How do you fight darkness with light? I asked myself. In the same way that sunlight dispels a shadow, came the unhelpful answer. I almost screamed with frustration—I needed something practical, something concrete. Not mumbo jumbo.
The edge of my senses picked up a slight breathing sound—Mary K. She sat, as motionless as a doll, her open eyes unseeing, in the shadows of the corner. Without thinking, I quickly called up spells of distraction, of turn-away. If Selene looked at Mary K., I wanted her to shift focus slightly, to see nothing, to not remember my sister's presence.
Hunter and Selene were facing each other, and suddenly Hunter surprised me by snatching up a crystal globe from a shelf and humming it at Selene. Her eyes widened and she stepped sideways, but the globe hit her shoulder with an audible thunk. In the next instant she flung out her hand and an athame flew across the room, straight at Hunter. It reminded me too much of that awful night weeks ago, and I flinched, but Hunter deflected the knife easily, and it glanced off a lamp and fell to the ground.
What could I do? I had no experience at things whizzing through the air—I had never practiced controlling physical things like that. In this battle I would need to use magick and magick alone. I would need to use my truth.
I saw Hunter pull out his braigh, the silver chain that was spelled to prevent its wearer from making magick. Coupled with some spells, it was enough to stop most witches.
But Selene merely glanced at Hunter with contempt, dismissing his threat and turning to me. Walking quickly across the room, she said, "Morgan, stop this foolishness. Call off your watchdog. You have it in you to be one of the greatest witches of all time: you are a true Woodbane, pure and ancient. Don't deny your heritage any longer. Join us, my dear."

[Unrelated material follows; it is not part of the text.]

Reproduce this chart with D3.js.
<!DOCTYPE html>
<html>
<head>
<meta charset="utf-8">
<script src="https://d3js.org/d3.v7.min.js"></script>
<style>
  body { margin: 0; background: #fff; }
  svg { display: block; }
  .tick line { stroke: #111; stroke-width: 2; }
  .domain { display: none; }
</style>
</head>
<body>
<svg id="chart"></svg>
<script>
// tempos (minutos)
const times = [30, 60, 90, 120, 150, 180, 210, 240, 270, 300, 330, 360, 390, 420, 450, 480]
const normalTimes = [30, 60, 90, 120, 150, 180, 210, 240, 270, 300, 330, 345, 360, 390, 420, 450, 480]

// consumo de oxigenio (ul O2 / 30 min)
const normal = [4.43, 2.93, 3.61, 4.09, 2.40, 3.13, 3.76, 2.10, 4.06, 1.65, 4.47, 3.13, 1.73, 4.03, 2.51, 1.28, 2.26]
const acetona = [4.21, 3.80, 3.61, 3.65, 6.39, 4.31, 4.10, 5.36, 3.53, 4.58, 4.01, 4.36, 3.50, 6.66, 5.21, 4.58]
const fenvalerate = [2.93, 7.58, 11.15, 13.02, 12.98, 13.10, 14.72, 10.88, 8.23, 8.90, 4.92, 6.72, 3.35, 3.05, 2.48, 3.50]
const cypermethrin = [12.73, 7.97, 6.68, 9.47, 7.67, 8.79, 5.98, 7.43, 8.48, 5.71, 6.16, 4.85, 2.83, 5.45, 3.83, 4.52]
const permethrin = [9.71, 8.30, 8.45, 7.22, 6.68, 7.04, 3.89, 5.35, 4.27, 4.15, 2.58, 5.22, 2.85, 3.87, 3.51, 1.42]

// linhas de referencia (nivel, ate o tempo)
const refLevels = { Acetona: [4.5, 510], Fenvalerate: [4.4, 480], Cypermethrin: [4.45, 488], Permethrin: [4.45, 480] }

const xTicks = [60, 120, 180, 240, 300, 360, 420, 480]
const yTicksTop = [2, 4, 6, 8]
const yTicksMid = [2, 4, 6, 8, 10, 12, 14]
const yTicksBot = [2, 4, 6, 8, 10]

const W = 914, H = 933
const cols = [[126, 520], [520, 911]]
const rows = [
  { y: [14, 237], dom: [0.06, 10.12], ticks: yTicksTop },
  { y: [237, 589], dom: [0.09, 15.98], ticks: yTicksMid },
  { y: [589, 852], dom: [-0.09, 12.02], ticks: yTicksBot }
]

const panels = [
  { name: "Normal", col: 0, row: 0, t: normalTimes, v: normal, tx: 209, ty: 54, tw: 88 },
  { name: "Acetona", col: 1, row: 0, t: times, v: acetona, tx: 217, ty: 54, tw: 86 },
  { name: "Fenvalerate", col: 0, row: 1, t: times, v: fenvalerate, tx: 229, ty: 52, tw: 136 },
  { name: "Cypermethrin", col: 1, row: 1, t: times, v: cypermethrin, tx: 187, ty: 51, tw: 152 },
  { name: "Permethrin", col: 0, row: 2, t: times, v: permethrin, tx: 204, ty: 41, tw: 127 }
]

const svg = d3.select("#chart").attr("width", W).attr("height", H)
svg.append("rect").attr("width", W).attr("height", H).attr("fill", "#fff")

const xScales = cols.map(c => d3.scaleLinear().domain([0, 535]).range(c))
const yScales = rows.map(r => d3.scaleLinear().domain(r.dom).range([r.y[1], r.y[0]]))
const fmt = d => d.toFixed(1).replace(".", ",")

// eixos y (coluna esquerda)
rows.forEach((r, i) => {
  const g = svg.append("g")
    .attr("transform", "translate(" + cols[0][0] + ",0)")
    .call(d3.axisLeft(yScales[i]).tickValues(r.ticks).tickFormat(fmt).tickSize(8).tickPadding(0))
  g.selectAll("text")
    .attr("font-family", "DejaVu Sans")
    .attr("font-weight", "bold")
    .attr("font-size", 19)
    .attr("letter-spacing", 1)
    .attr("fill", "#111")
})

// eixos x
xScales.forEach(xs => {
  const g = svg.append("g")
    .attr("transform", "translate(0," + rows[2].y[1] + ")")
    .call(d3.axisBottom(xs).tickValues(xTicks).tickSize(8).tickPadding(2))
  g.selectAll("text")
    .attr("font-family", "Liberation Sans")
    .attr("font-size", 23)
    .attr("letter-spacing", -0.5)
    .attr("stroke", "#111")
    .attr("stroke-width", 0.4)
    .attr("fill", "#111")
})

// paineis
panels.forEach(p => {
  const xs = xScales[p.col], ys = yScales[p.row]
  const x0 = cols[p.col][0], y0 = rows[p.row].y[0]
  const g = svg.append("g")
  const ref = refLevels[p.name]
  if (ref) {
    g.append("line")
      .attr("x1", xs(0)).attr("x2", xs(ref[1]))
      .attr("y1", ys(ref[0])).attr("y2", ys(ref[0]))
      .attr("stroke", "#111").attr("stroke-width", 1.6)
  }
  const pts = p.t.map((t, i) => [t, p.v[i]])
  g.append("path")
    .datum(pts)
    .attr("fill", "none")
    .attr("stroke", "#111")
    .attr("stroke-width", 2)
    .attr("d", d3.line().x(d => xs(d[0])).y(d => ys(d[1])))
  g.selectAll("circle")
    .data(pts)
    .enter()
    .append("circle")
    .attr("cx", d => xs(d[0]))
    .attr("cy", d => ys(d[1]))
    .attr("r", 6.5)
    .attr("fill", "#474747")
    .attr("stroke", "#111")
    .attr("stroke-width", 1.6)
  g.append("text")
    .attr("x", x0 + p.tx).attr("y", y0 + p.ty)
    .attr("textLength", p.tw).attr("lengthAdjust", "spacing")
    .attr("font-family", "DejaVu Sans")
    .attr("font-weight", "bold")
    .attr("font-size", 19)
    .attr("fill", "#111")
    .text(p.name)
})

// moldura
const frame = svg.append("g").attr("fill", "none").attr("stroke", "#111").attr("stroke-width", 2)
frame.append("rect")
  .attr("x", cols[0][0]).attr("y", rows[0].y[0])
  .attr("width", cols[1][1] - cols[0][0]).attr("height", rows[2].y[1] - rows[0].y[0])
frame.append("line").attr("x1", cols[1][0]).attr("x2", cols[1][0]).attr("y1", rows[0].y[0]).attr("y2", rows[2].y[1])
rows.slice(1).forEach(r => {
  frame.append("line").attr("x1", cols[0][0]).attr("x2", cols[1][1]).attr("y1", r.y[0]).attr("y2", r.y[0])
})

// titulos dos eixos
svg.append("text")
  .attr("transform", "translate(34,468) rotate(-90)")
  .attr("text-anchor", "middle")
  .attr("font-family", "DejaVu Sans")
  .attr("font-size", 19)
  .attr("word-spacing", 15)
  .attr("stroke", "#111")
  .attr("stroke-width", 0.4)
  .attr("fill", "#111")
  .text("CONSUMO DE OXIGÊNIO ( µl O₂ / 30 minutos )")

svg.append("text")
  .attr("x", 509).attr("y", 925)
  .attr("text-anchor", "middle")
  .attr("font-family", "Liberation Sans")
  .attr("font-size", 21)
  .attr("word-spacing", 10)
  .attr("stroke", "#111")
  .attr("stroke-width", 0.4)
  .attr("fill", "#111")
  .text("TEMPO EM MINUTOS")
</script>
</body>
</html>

"No, Selene," I said. Inside me, I consciously opened the door to my magick and with a deep, indrawn breath allowed it to flow. The first strains of a power chant began to thread their way into my mind.
Her beautiful face hardened, and I once again realized what I was up against. Hunter had said that Selene had been wanted by the council for years—that she had been implicated in countless deaths. Clinging to calmness, I nevertheless wished every member of the council would suddenly burst through the open door, capes waving, wands brandished, spells spouting from their lips. Coming here alone had been desperate. It had been crazy. Worse, it had been stupid.
Hunter began moving on Selene. His lips were moving, his eyes intent, and I knew he was starting the binding spells he used as a Seeker. Seeming bored, Selene barely waved a hand at him, and he stopped still, blinking. Then he started forward again, and again she stopped him.
With my mind I reached out, closed my eyes, and tried to see what I felt was there. I saw that Selene was putting up blocks and that Hunter was working through the blocks— but not as quickly as she was able to put them up. I also saw the first thin ribbons of my power spell coming to me, floating toward me on the winds of my heritage. I reached out for them, but Selene interrupted me.
"Morgan, don't you want to know the truth about how your mother died?"